The South African Service Police (SAPS) have assured the nation that the 22 people arrested Wednesday on suspicion of attempting to vote more than once were in fact nabbed before they succeeded in their attempts to double-vote.
In a media briefing on Friday night, the police said some of the suspects had started the process of voting for the second time but the verification process stopped them in their tracks, with IEC staff at the voting stations managing to confirm that they had voted at other polling stations.
IEC said that as part of its auditing process, it will receive a list of over 1,000 voting stations from the Statistician General’s office that would form part of a technical assurance process to, among other things, look into whether there were people who had voted more than once.
This list would then be made available to the political parties.
“The electoral commission further welcomes the findings of a number of international and domestic observer missions that have endorsed our elections as free and fair and broadly reflective of the will of the people,” IEC vice-chairperson Janet Love said.

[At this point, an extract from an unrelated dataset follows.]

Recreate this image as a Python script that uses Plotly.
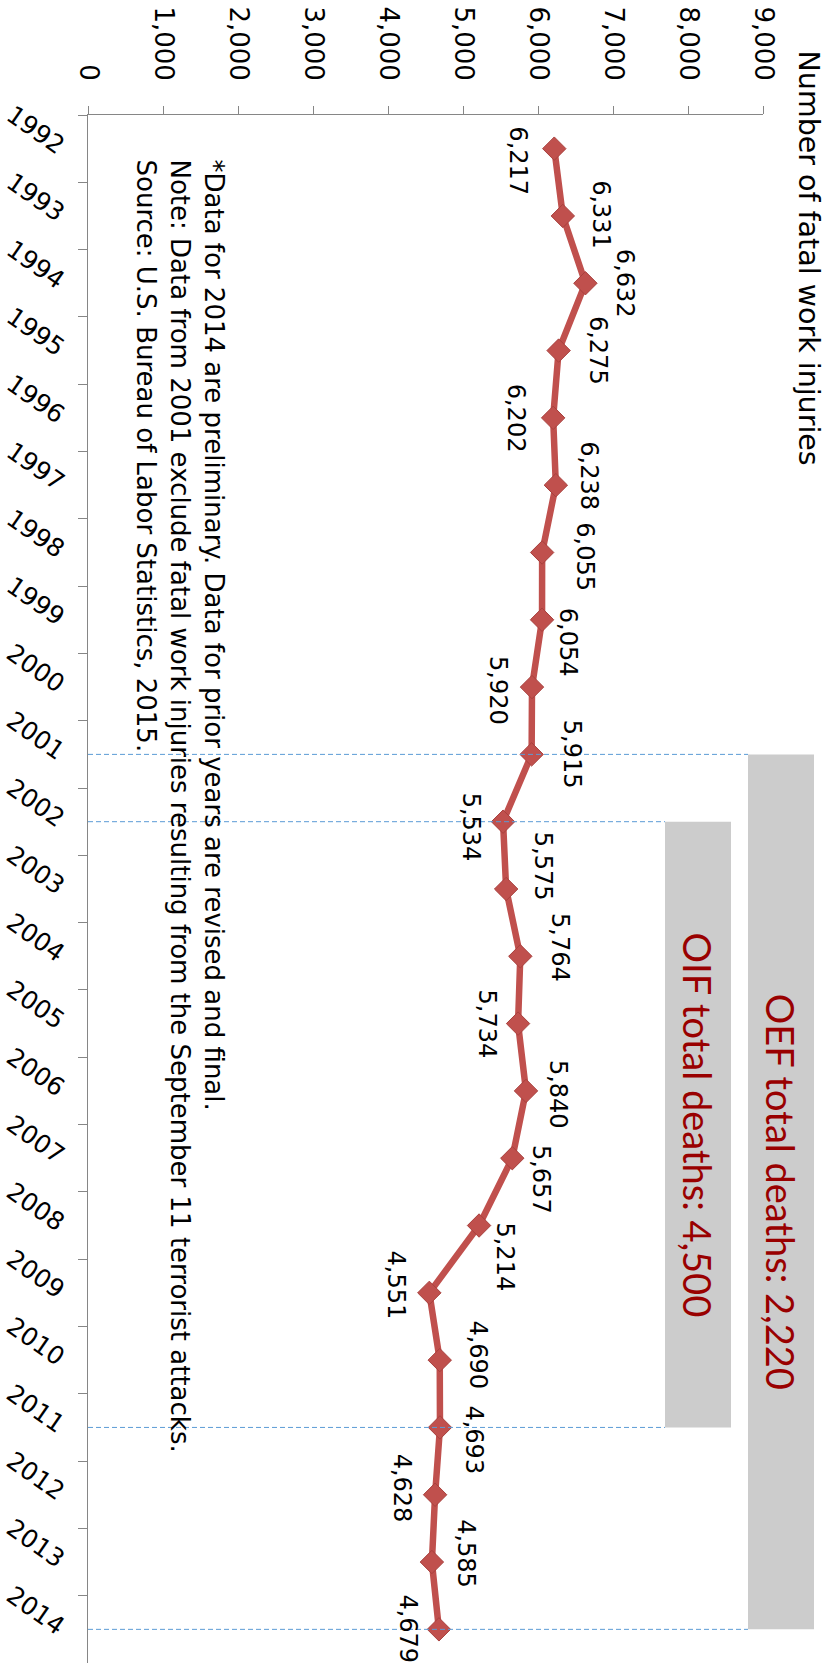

Twenty-seven political parties lodged a complaint with the commission and had called for a complete re-run of the elections as they believed that people who were suspected to have voted twice contaminated the fairness of the polls.
The parties also threatened court action if the commission failed to appoint an independent auditor and review of election results by 0900 GMT on Saturday.
Judge Dhaya Pillay, who received the complaints from the parties, said she could not comment on the matter as it was sub-judice but commended the parties for attempting to deal with this matter legally.